Besides whatever unique qualifications Skins has to claim the teen-TV title belt — the juiced-up rashness, the total lack of sentimentality in dumping characters, the killer soundtrack — there’s also this: Sometimes, the show hits upon some things I’ve never seen on TV before. In the Season 1 finale, Tony, a cocky whiz kid that callously manipulates his friends and his ladies, gets hit by a bus. I’d assumed, based on years of TV viewing, that in the second season we’d either learn Tony had died, or that he had made a full recovery. Instead, we hang around with him as he relearns how to eat with a fork and knife, how to use a pen, how to recognize when someone’s making a joke. It’s tough to watch Tony go from brilliant and jerky to dead-eyed and silent, and was probably harder to pull off. But the actor, Nicholas Hoult (who has now made the jump to Hollywood), nails it: As Tony painfully slowly gets his swag back, we applaud every fumble forward. For my money, Skins has delivered on five seasons of these kinds of goods.

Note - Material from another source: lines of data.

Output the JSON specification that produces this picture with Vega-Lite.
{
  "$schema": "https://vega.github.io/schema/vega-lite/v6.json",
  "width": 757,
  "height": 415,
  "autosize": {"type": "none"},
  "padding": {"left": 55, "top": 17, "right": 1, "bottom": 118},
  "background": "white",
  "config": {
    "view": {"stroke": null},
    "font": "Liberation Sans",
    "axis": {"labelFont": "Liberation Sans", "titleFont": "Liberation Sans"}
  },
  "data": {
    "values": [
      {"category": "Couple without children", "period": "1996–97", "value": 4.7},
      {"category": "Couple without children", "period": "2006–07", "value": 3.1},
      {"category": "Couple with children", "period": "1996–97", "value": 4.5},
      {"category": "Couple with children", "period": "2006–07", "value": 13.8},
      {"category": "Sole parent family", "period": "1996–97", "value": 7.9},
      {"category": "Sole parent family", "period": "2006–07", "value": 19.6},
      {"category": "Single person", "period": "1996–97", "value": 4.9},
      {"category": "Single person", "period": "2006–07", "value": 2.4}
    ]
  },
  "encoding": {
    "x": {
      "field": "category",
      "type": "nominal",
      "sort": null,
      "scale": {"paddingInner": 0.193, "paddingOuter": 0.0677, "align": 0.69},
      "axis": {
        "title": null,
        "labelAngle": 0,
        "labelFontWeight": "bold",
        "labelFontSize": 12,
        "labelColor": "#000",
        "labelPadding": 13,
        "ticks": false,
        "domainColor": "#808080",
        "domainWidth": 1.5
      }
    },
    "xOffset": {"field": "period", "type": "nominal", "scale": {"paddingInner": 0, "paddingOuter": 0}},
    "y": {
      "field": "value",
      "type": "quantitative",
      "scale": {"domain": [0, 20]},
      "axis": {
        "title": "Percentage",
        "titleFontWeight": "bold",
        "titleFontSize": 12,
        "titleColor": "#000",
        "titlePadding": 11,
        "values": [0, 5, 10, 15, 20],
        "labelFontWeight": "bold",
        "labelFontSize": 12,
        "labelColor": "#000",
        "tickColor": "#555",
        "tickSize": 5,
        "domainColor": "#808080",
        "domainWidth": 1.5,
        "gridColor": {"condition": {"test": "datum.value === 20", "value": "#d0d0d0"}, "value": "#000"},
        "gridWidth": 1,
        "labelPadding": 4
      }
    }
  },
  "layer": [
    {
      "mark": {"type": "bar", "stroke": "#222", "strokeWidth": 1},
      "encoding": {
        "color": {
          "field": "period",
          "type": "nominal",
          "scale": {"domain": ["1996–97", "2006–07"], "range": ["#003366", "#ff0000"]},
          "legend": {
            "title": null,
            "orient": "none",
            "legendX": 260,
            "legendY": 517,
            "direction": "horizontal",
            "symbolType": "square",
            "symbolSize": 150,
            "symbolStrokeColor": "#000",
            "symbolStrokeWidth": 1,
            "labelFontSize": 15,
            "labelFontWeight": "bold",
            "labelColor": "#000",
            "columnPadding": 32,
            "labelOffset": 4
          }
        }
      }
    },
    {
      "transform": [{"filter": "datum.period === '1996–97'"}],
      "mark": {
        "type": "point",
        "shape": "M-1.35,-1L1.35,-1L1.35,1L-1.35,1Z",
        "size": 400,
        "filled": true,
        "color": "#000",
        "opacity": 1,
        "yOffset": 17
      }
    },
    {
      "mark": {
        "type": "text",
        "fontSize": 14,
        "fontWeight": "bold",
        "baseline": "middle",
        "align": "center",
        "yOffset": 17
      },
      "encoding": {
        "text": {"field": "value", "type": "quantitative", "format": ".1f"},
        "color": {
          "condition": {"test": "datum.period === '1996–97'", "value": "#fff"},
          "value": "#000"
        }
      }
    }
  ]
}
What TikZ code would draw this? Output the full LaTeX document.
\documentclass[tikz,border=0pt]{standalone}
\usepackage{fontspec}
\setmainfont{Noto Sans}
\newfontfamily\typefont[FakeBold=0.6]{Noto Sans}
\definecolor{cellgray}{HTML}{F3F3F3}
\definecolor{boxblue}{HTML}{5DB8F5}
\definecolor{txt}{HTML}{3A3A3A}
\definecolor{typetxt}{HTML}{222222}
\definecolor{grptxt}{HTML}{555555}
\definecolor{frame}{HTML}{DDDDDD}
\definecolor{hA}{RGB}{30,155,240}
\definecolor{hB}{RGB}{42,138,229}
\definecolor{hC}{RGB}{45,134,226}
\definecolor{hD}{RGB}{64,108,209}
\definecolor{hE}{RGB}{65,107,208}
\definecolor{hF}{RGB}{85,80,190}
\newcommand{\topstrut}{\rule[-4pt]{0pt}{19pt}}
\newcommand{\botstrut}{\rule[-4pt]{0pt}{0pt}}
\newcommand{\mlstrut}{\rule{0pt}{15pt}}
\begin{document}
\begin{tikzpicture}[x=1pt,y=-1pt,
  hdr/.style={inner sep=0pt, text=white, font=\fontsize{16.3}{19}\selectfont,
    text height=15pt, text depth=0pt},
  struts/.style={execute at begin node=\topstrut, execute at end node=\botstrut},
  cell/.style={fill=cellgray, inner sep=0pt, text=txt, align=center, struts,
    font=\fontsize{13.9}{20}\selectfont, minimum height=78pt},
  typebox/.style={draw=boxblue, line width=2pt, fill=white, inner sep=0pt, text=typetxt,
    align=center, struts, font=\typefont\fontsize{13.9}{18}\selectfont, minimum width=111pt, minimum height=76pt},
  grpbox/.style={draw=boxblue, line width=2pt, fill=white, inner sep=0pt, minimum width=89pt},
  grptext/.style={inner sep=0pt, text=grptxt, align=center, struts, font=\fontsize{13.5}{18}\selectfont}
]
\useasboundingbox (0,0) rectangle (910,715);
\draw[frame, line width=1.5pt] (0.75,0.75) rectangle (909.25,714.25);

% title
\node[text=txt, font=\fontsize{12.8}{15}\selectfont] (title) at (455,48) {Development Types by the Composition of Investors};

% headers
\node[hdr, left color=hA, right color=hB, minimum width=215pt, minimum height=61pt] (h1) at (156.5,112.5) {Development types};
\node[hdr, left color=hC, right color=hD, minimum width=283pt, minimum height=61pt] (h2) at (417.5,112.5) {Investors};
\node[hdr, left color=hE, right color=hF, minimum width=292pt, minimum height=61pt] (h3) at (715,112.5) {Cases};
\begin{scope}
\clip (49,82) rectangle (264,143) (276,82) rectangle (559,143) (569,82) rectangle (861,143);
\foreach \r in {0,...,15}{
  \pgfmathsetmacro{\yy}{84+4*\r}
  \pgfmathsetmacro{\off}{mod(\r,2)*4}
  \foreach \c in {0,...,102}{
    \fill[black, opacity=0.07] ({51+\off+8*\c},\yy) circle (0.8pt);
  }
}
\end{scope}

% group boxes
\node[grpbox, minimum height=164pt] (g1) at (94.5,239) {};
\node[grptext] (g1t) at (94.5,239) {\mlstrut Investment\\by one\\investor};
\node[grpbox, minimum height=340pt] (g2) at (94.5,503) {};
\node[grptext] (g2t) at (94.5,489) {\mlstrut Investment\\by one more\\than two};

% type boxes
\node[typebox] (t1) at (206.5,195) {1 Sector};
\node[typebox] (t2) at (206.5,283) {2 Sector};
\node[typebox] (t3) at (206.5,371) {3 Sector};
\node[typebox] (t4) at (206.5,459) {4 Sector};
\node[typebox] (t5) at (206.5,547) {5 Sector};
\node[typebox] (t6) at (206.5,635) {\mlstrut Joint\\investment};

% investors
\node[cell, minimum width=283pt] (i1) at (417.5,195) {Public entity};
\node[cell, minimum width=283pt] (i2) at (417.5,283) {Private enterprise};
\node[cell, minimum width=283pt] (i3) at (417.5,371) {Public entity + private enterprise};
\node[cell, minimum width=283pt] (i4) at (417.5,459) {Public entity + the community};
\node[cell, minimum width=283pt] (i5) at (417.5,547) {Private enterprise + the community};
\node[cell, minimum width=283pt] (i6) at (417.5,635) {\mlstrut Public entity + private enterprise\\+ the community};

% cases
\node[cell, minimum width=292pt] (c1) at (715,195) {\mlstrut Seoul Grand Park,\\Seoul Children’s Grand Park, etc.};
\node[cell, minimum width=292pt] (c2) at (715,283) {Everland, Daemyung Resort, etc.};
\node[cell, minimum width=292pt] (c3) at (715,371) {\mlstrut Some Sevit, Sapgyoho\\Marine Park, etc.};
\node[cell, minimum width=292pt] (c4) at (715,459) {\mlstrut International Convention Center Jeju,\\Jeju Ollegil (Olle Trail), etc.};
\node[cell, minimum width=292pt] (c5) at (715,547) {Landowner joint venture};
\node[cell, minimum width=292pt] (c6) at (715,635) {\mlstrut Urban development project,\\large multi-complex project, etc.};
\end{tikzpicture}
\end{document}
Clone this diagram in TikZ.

We’re living in a golden era of teen television — not because the stuff that’s on is currently the best of the genre, necessarily, but because we’ve gotten to the point where it’s beyond reproach to be into this stuff. Twilight is almost done being the biggest thing ever, and then Hunger Games gets to come along and be the biggest thing ever. Meanwhile, your friends get cool points for being up on the latest plot twists of Pretty Little Liars. As Nussbaum writes in that Skins review, “somewhere along the way, the line between ‘shows teens watch,’ ‘shows about teens,’ and ‘shows about teens that adults watch’ has utterly dissolved.” That means it’s an increasingly heightened battlefield. But I believe in Skins.